Manabratan Mukhopadhyay, the main character of the film, was born in a well-known feudal family in a village named Karnapara on Rupsha river in Khulna District during the British period. Fatherless as a child, he joined the 'Anushilan' Samiti and later leftist movement at a young age. He played an important role in the peasant movement, that's why he became known 'Comrade Manabda' to local people, who respected him as well. He received the title 'Comrade Tagore' from poor Namasudra peasants. He gives more importance to political life than his personal life. During the Partition of British India, the only beloved Urmimala went to the other side of Bengal. Manabda spent a troubled life in the midst of prison-oppression-torture and various struggles during the Pakistan period after the partition of the country by the British government, which tragically ended in 1971 in the liberation war of Bangladesh.

== Cast ==
=== Actors===
The main character of the story is portrayed by Zahid Hasan Shovon in his middle age, Khairul Alam Sabuj in his old age and Tawsif Saadman Turjo in his young age.

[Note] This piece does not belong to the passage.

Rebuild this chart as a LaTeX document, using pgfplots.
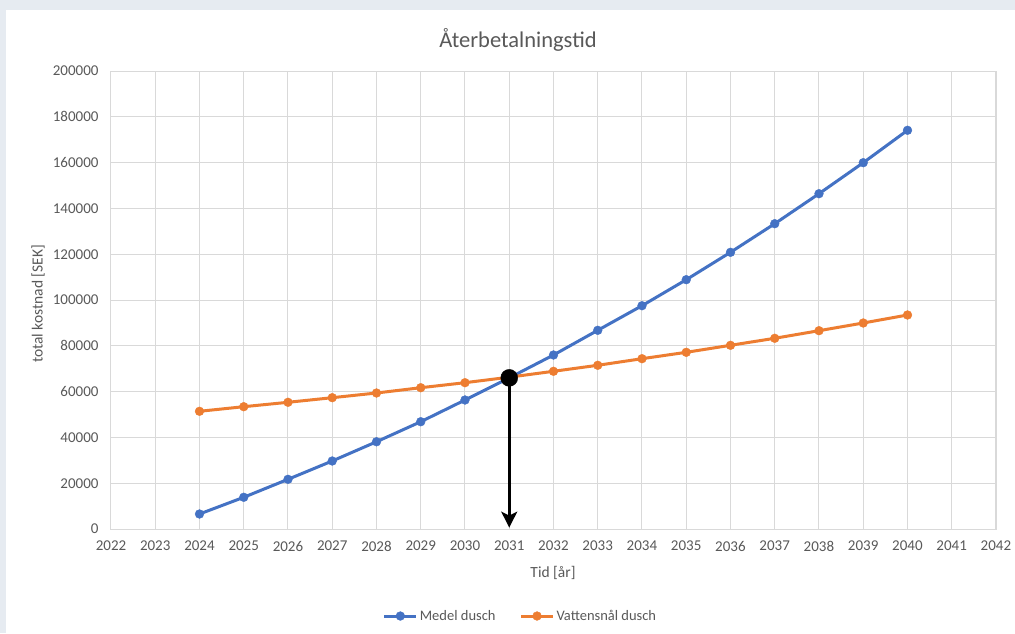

Other roles played by Ramendu Majumdar, Najiba Bashar (as Urmimala), Afzal Kabir, Alok Basu, Baisakhi Ghosh, Chitralekha Guho, Iqbal Ahmed, Mrinal Dutt, Abdullah Rana, Abdus Salim, Achiruddin Milan, Debashish Ghosh, Ibrahim Bidyut, Milli Bashar, Jahangir Hossain, Jhuna Chowdhury, Khandkar Sohan, Rajib Salehin, Masum Bashar, Mehdi Al Amin, Mohsin Shamim, Mahmud Alam, Navkumar Sarkar, Partha Pratim, Pankaj Majumdar, Sangeeta Chowdhury, Sharif Hossain Imon, Shyamal Biswas, Sushil Saha, Swapan Guha; Child artist Hiya, Himu and other acting artists. British actor Andrew Jones acted as a police superintendent.

=== Crew ===
Mahfuzur Rahman Khan filmed Rupsha Nodir Banke. The executive producer was Sazzad Khan, Its editor was Mahadev Shi, Uttam Guho was responsible for the art directoion and he was chief assistant director of the film. Chitralekha Guha acted as costume and casting director; Its assistant director was Rana Masud and Sagir Mostafa, eight persons worked as assistants to Tanvir Mokammel in the film, who were students of Bangladesh Film Institute.

==Production==
===Pre-production===

“Some of them have served 20-25 years in jail during the British and Pakistani eras. I have seen some such old leftist leaders up close. This is the story of one of them. This man was shot dead by the Razakars in 1971.”
— —Tanvir Mokammel's interview with Bdnews24.com

Tanvir Mokammel started planning for the construction of Rupsha Nodir Banke before 2016. He based the character 'Manabda' in the screenplay on the real-life left-wing leader of southern Bangladesh, Bishnu Chattopadhyay. In the financial year 2016-2017, the film received a grant of 50 lakh takas from the Ministry of Information of the Government of Bangladesh considering the spirit of Bangladesh's independence and liberation war, human values, tasteful and industrial quality. Ninety six lakh takas were spent on its production. Other than grants, the rest of the money is raised through crowd-funding. It is the seventh feature film directed by Tanvir Mokammel.

===Filming===
On 24 February 2018, its shooting began at WAPDA Dam, adjacent to the Jhupzhupia river in Khulna's Batiaghata Upazila. Later, the scenes of the film were shot in the countryside of Phultala Upazila, Daulatpur Railway Station, Comilla and Dhaka. Ten percent shooting of the film was left in 2018. Filming of this film was completed on 29 September 2019 by shooting scenes in Old Dhaka Central Jail. The dubbing and other editing work of the film started from 1 July 2018. Full production of the film was completed in the second week of March 2020.

===Music===
Syed Sabab Ali Arju composed the background music of this film. The soundtrack of the film was completed at studio of Chhayanaut in Dhanmondi. Two songs were used in the film. One song is written by Chitralekha Guho and the other song is recorded in the voice of child artist Rishti.

== Release ==
=== Theatrical ===
Rupsha Nodir Banke was released in theaters after a brief campaign. Tanvir Mokammel released the first official trailer of the film on 24 March 2020 for the initial promotion. The film was initially slated to release in December 2019 and later in March 2020. Finally the film was released in four cinemas in Bangladesh on December 11, 2020. The film was released commercially in cinemas as well as on the internet.

=== Screening ===
In 2021, Rupsha Nodir Banke was selected to screen in the "World Panorama" section of the 51st Goa Film Festival and the 16th Kerala Film Festival. Outside the festivals, the film had a special screening at Gorky Sadan in Kolkata on 21 January. On September 23, the film was screened as the opening film of the 4th Toronto International Multicultural Film Festival.

== Reception ==
Rupsha Nodir Banke earned positive reviews from the audience. Two different critics praised the film for its story linking important events in the history of Bangladesh, actors' performances, cinematography, editing and music. Marzia Akhtar of Kaler Kantho described the film as "a unique presentation of Bengali soul-searching and liberation thought". In Bangla Movie Database, Rahman Moti wrote about the film - "This is the best film of 2020". He gave the film an overall rating of 9/10 stars.